══ Information supplied

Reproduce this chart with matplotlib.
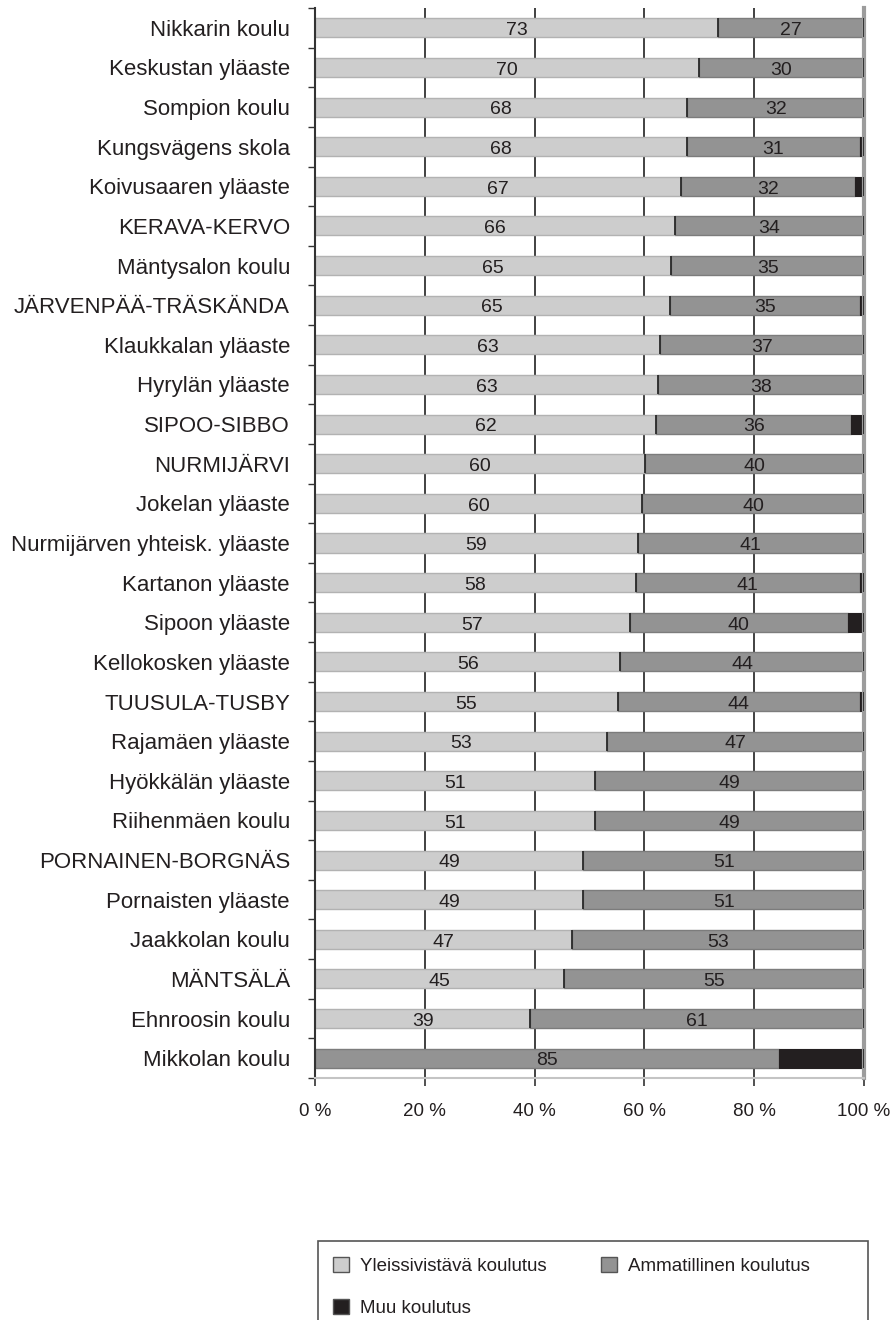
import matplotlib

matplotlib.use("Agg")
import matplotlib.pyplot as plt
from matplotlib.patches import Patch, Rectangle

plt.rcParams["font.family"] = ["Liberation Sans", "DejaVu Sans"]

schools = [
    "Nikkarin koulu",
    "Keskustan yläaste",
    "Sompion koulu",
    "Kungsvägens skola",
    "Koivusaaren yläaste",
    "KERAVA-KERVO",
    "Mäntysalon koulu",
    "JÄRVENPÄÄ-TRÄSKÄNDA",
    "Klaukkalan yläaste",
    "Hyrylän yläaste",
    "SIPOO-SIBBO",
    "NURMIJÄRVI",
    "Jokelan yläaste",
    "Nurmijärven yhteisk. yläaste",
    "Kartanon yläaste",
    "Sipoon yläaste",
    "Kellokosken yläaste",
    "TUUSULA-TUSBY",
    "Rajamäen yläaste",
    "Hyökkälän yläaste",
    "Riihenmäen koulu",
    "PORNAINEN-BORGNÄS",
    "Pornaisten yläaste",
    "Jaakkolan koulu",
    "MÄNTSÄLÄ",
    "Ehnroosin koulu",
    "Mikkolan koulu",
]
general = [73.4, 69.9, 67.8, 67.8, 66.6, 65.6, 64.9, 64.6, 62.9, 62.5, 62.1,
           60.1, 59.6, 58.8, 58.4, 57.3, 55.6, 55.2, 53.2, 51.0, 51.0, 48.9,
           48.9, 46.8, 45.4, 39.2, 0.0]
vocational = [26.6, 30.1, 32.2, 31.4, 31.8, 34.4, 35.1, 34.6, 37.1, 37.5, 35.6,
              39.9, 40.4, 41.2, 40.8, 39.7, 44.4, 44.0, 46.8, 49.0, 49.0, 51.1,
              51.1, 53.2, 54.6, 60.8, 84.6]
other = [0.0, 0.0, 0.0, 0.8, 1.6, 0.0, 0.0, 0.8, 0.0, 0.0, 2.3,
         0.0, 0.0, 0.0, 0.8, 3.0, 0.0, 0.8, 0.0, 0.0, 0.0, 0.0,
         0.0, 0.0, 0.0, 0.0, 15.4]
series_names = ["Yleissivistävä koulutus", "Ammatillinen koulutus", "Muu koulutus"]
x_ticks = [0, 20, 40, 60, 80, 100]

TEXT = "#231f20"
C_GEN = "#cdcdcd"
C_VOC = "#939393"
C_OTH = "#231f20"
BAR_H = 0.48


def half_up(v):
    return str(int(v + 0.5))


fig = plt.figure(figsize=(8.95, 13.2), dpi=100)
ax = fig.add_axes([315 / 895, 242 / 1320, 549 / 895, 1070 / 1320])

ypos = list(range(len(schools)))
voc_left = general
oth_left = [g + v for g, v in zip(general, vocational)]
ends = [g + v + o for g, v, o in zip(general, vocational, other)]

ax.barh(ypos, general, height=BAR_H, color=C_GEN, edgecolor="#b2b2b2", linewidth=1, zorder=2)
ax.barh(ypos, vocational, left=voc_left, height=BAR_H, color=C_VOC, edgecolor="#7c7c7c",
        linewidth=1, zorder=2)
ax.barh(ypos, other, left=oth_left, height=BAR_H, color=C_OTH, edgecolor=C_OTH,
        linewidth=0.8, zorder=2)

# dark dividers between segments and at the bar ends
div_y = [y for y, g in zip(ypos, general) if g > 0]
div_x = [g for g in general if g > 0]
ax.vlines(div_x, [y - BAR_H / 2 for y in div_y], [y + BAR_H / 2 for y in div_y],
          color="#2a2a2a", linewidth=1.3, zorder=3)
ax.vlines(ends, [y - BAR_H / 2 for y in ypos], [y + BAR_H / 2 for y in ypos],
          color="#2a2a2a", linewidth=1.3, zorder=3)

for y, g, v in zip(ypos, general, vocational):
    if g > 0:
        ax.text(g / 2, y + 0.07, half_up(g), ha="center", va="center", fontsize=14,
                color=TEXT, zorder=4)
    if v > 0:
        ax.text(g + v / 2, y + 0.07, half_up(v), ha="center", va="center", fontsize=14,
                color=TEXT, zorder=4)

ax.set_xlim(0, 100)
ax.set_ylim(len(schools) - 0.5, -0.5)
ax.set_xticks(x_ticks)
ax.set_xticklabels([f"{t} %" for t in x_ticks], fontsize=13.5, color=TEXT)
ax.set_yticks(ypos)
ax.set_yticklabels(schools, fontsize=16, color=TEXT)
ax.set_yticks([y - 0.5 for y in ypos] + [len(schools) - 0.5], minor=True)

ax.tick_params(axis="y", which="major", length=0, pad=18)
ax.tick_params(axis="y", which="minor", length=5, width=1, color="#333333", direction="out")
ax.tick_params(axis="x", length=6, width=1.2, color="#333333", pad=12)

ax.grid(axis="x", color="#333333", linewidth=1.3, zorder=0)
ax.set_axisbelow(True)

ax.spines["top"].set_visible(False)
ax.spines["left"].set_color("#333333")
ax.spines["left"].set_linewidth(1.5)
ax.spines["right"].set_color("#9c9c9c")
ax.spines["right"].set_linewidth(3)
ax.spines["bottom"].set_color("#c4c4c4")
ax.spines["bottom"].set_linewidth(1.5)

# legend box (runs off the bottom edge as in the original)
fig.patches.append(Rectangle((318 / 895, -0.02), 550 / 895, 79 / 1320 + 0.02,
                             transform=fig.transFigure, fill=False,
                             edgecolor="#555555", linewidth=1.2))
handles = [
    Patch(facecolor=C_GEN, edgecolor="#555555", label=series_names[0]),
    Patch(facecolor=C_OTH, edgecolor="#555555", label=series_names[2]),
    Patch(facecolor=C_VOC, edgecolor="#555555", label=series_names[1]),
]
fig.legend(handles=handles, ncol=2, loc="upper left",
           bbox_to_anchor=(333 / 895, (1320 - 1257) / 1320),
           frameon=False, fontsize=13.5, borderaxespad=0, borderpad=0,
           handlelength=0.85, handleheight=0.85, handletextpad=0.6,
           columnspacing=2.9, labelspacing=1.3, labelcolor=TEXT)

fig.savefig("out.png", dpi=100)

════

### Task to complete
Transcribe the whole listing exactly. Pictures are excluded.

### Task output
Reproduce this chart with matplotlib.
import matplotlib

matplotlib.use("Agg")
import matplotlib.pyplot as plt
from matplotlib.patches import Patch, Rectangle

plt.rcParams["font.family"] = ["Liberation Sans", "DejaVu Sans"]

schools = [
    "Nikkarin koulu",
    "Keskustan yläaste",
    "Sompion koulu",
    "Kungsvägens skola",
    "Koivusaaren yläaste",
    "KERAVA-KERVO",
    "Mäntysalon koulu",
    "JÄRVENPÄÄ-TRÄSKÄNDA",
    "Klaukkalan yläaste",
    "Hyrylän yläaste",
    "SIPOO-SIBBO",
    "NURMIJÄRVI",
    "Jokelan yläaste",
    "Nurmijärven yhteisk. yläaste",
    "Kartanon yläaste",
    "Sipoon yläaste",
    "Kellokosken yläaste",
    "TUUSULA-TUSBY",
    "Rajamäen yläaste",
    "Hyökkälän yläaste",
    "Riihenmäen koulu",
    "PORNAINEN-BORGNÄS",
    "Pornaisten yläaste",
    "Jaakkolan koulu",
    "MÄNTSÄLÄ",
    "Ehnroosin koulu",
    "Mikkolan koulu",
]
general = [73.4, 69.9, 67.8, 67.8, 66.6, 65.6, 64.9, 64.6, 62.9, 62.5, 62.1,
           60.1, 59.6, 58.8, 58.4, 57.3, 55.6, 55.2, 53.2, 51.0, 51.0, 48.9,
           48.9, 46.8, 45.4, 39.2, 0.0]
vocational = [26.6, 30.1, 32.2, 31.4, 31.8, 34.4, 35.1, 34.6, 37.1, 37.5, 35.6,
              39.9, 40.4, 41.2, 40.8, 39.7, 44.4, 44.0, 46.8, 49.0, 49.0, 51.1,
              51.1, 53.2, 54.6, 60.8, 84.6]
other = [0.0, 0.0, 0.0, 0.8, 1.6, 0.0, 0.0, 0.8, 0.0, 0.0, 2.3,
         0.0, 0.0, 0.0, 0.8, 3.0, 0.0, 0.8, 0.0, 0.0, 0.0, 0.0,
         0.0, 0.0, 0.0, 0.0, 15.4]
series_names = ["Yleissivistävä koulutus", "Ammatillinen koulutus", "Muu koulutus"]
x_ticks = [0, 20, 40, 60, 80, 100]

TEXT = "#231f20"
C_GEN = "#cdcdcd"
C_VOC = "#939393"
C_OTH = "#231f20"
BAR_H = 0.48


def half_up(v):
    return str(int(v + 0.5))


fig = plt.figure(figsize=(8.95, 13.2), dpi=100)
ax = fig.add_axes([315 / 895, 242 / 1320, 549 / 895, 1070 / 1320])

ypos = list(range(len(schools)))
voc_left = general
oth_left = [g + v for g, v in zip(general, vocational)]
ends = [g + v + o for g, v, o in zip(general, vocational, other)]

ax.barh(ypos, general, height=BAR_H, color=C_GEN, edgecolor="#b2b2b2", linewidth=1, zorder=2)
ax.barh(ypos, vocational, left=voc_left, height=BAR_H, color=C_VOC, edgecolor="#7c7c7c",
        linewidth=1, zorder=2)
ax.barh(ypos, other, left=oth_left, height=BAR_H, color=C_OTH, edgecolor=C_OTH,
        linewidth=0.8, zorder=2)

# dark dividers between segments and at the bar ends
div_y = [y for y, g in zip(ypos, general) if g > 0]
div_x = [g for g in general if g > 0]
ax.vlines(div_x, [y - BAR_H / 2 for y in div_y], [y + BAR_H / 2 for y in div_y],
          color="#2a2a2a", linewidth=1.3, zorder=3)
ax.vlines(ends, [y - BAR_H / 2 for y in ypos], [y + BAR_H / 2 for y in ypos],
          color="#2a2a2a", linewidth=1.3, zorder=3)

for y, g, v in zip(ypos, general, vocational):
    if g > 0:
        ax.text(g / 2, y + 0.07, half_up(g), ha="center", va="center", fontsize=14,
                color=TEXT, zorder=4)
    if v > 0:
        ax.text(g + v / 2, y + 0.07, half_up(v), ha="center", va="center", fontsize=14,
                color=TEXT, zorder=4)

ax.set_xlim(0, 100)
ax.set_ylim(len(schools) - 0.5, -0.5)
ax.set_xticks(x_ticks)
ax.set_xticklabels([f"{t} %" for t in x_ticks], fontsize=13.5, color=TEXT)
ax.set_yticks(ypos)
ax.set_yticklabels(schools, fontsize=16, color=TEXT)
ax.set_yticks([y - 0.5 for y in ypos] + [len(schools) - 0.5], minor=True)

ax.tick_params(axis="y", which="major", length=0, pad=18)
ax.tick_params(axis="y", which="minor", length=5, width=1, color="#333333", direction="out")
ax.tick_params(axis="x", length=6, width=1.2, color="#333333", pad=12)

ax.grid(axis="x", color="#333333", linewidth=1.3, zorder=0)
ax.set_axisbelow(True)

ax.spines["top"].set_visible(False)
ax.spines["left"].set_color("#333333")
ax.spines["left"].set_linewidth(1.5)
ax.spines["right"].set_color("#9c9c9c")
ax.spines["right"].set_linewidth(3)
ax.spines["bottom"].set_color("#c4c4c4")
ax.spines["bottom"].set_linewidth(1.5)

# legend box (runs off the bottom edge as in the original)
fig.patches.append(Rectangle((318 / 895, -0.02), 550 / 895, 79 / 1320 + 0.02,
                             transform=fig.transFigure, fill=False,
                             edgecolor="#555555", linewidth=1.2))
handles = [
    Patch(facecolor=C_GEN, edgecolor="#555555", label=series_names[0]),
    Patch(facecolor=C_OTH, edgecolor="#555555", label=series_names[2]),
    Patch(facecolor=C_VOC, edgecolor="#555555", label=series_names[1]),
]
fig.legend(handles=handles, ncol=2, loc="upper left",
           bbox_to_anchor=(333 / 895, (1320 - 1257) / 1320),
           frameon=False, fontsize=13.5, borderaxespad=0, borderpad=0,
           handlelength=0.85, handleheight=0.85, handletextpad=0.6,
           columnspacing=2.9, labelspacing=1.3, labelcolor=TEXT)

fig.savefig("out.png", dpi=100)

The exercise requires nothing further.